**REQUIRED TASK:** The listing below should be printed exactly, every line of it. Skip the pictures.

**DATA LINES:**
-.-.-

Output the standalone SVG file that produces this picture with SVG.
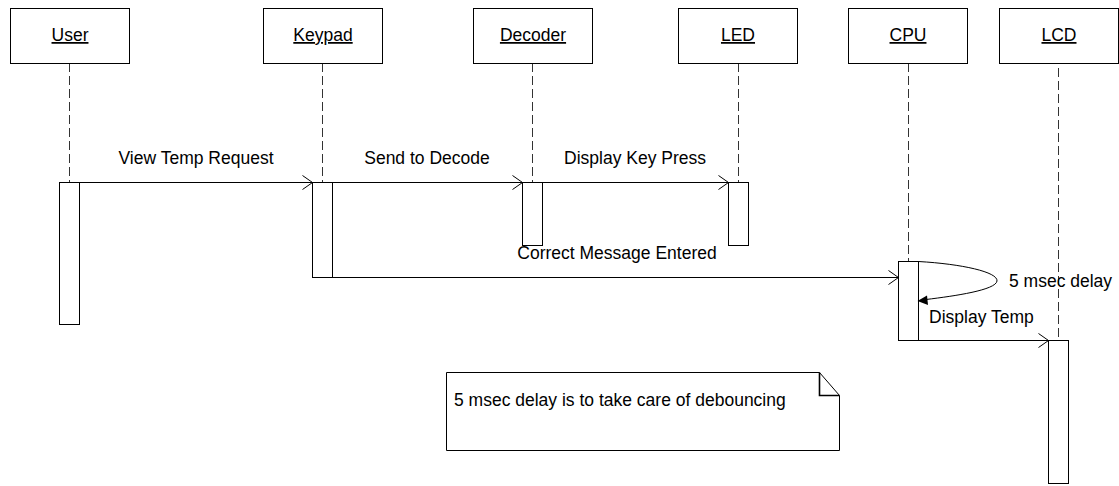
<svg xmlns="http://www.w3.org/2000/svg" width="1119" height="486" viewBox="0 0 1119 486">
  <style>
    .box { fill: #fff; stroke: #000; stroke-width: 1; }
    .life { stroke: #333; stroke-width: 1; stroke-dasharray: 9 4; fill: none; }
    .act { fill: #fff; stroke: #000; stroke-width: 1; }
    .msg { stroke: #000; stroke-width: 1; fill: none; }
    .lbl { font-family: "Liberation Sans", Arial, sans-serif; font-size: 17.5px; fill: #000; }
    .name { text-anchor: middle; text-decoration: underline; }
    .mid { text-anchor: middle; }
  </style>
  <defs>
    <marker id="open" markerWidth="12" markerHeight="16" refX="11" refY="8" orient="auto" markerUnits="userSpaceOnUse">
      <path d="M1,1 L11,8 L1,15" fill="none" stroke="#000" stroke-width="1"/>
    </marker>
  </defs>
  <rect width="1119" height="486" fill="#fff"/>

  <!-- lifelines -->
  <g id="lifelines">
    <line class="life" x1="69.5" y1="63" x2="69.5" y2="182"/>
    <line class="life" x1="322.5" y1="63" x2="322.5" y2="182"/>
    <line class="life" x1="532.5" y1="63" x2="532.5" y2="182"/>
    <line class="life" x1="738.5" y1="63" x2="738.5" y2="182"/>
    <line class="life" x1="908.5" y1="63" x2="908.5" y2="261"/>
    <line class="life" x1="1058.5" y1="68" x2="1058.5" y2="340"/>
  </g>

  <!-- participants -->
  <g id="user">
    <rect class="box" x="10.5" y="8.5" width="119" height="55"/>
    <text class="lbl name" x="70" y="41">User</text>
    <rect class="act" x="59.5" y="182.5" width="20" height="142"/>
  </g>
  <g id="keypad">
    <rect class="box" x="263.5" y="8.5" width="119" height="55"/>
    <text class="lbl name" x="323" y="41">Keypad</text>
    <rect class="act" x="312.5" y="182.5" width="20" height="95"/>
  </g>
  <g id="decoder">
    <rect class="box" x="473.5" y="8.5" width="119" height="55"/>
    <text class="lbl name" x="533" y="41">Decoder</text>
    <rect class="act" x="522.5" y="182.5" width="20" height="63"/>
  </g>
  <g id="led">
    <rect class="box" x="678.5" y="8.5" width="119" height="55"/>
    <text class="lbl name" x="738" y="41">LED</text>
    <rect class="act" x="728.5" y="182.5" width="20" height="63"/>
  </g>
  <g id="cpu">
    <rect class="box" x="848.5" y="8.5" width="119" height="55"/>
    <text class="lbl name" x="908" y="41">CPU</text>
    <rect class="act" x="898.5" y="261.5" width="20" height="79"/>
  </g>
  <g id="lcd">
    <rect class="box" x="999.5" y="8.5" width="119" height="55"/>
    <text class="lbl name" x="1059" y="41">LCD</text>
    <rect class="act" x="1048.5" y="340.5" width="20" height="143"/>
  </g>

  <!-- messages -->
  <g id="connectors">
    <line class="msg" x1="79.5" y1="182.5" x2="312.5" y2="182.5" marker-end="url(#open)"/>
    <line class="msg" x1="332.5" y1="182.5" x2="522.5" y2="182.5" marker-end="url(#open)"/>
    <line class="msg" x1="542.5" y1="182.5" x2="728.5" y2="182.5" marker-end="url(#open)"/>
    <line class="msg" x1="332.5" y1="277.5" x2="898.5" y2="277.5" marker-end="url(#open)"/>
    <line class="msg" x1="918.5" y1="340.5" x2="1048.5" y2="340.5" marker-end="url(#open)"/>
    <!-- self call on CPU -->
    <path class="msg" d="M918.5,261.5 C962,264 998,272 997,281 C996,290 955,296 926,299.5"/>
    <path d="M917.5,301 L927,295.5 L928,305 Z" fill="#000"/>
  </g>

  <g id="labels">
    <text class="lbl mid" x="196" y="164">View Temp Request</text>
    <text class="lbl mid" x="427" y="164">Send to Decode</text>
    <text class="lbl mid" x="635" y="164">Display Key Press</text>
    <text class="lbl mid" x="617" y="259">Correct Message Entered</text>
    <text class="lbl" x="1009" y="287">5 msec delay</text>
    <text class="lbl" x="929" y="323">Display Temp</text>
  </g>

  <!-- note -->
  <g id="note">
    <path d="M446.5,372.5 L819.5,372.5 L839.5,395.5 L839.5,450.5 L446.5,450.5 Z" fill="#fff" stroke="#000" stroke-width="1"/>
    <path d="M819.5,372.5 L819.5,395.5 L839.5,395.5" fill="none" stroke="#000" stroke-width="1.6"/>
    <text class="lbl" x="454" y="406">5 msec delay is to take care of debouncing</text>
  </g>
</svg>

-.-.-

**REPLY TO THE TASK:**
Output the standalone SVG file that produces this picture with SVG.
<svg xmlns="http://www.w3.org/2000/svg" width="1119" height="486" viewBox="0 0 1119 486">
  <style>
    .box { fill: #fff; stroke: #000; stroke-width: 1; }
    .life { stroke: #333; stroke-width: 1; stroke-dasharray: 9 4; fill: none; }
    .act { fill: #fff; stroke: #000; stroke-width: 1; }
    .msg { stroke: #000; stroke-width: 1; fill: none; }
    .lbl { font-family: "Liberation Sans", Arial, sans-serif; font-size: 17.5px; fill: #000; }
    .name { text-anchor: middle; text-decoration: underline; }
    .mid { text-anchor: middle; }
  </style>
  <defs>
    <marker id="open" markerWidth="12" markerHeight="16" refX="11" refY="8" orient="auto" markerUnits="userSpaceOnUse">
      <path d="M1,1 L11,8 L1,15" fill="none" stroke="#000" stroke-width="1"/>
    </marker>
  </defs>
  <rect width="1119" height="486" fill="#fff"/>

  <!-- lifelines -->
  <g id="lifelines">
    <line class="life" x1="69.5" y1="63" x2="69.5" y2="182"/>
    <line class="life" x1="322.5" y1="63" x2="322.5" y2="182"/>
    <line class="life" x1="532.5" y1="63" x2="532.5" y2="182"/>
    <line class="life" x1="738.5" y1="63" x2="738.5" y2="182"/>
    <line class="life" x1="908.5" y1="63" x2="908.5" y2="261"/>
    <line class="life" x1="1058.5" y1="68" x2="1058.5" y2="340"/>
  </g>

  <!-- participants -->
  <g id="user">
    <rect class="box" x="10.5" y="8.5" width="119" height="55"/>
    <text class="lbl name" x="70" y="41">User</text>
    <rect class="act" x="59.5" y="182.5" width="20" height="142"/>
  </g>
  <g id="keypad">
    <rect class="box" x="263.5" y="8.5" width="119" height="55"/>
    <text class="lbl name" x="323" y="41">Keypad</text>
    <rect class="act" x="312.5" y="182.5" width="20" height="95"/>
  </g>
  <g id="decoder">
    <rect class="box" x="473.5" y="8.5" width="119" height="55"/>
    <text class="lbl name" x="533" y="41">Decoder</text>
    <rect class="act" x="522.5" y="182.5" width="20" height="63"/>
  </g>
  <g id="led">
    <rect class="box" x="678.5" y="8.5" width="119" height="55"/>
    <text class="lbl name" x="738" y="41">LED</text>
    <rect class="act" x="728.5" y="182.5" width="20" height="63"/>
  </g>
  <g id="cpu">
    <rect class="box" x="848.5" y="8.5" width="119" height="55"/>
    <text class="lbl name" x="908" y="41">CPU</text>
    <rect class="act" x="898.5" y="261.5" width="20" height="79"/>
  </g>
  <g id="lcd">
    <rect class="box" x="999.5" y="8.5" width="119" height="55"/>
    <text class="lbl name" x="1059" y="41">LCD</text>
    <rect class="act" x="1048.5" y="340.5" width="20" height="143"/>
  </g>

  <!-- messages -->
  <g id="connectors">
    <line class="msg" x1="79.5" y1="182.5" x2="312.5" y2="182.5" marker-end="url(#open)"/>
    <line class="msg" x1="332.5" y1="182.5" x2="522.5" y2="182.5" marker-end="url(#open)"/>
    <line class="msg" x1="542.5" y1="182.5" x2="728.5" y2="182.5" marker-end="url(#open)"/>
    <line class="msg" x1="332.5" y1="277.5" x2="898.5" y2="277.5" marker-end="url(#open)"/>
    <line class="msg" x1="918.5" y1="340.5" x2="1048.5" y2="340.5" marker-end="url(#open)"/>
    <!-- self call on CPU -->
    <path class="msg" d="M918.5,261.5 C962,264 998,272 997,281 C996,290 955,296 926,299.5"/>
    <path d="M917.5,301 L927,295.5 L928,305 Z" fill="#000"/>
  </g>

  <g id="labels">
    <text class="lbl mid" x="196" y="164">View Temp Request</text>
    <text class="lbl mid" x="427" y="164">Send to Decode</text>
    <text class="lbl mid" x="635" y="164">Display Key Press</text>
    <text class="lbl mid" x="617" y="259">Correct Message Entered</text>
    <text class="lbl" x="1009" y="287">5 msec delay</text>
    <text class="lbl" x="929" y="323">Display Temp</text>
  </g>

  <!-- note -->
  <g id="note">
    <path d="M446.5,372.5 L819.5,372.5 L839.5,395.5 L839.5,450.5 L446.5,450.5 Z" fill="#fff" stroke="#000" stroke-width="1"/>
    <path d="M819.5,372.5 L819.5,395.5 L839.5,395.5" fill="none" stroke="#000" stroke-width="1.6"/>
    <text class="lbl" x="454" y="406">5 msec delay is to take care of debouncing</text>
  </g>
</svg>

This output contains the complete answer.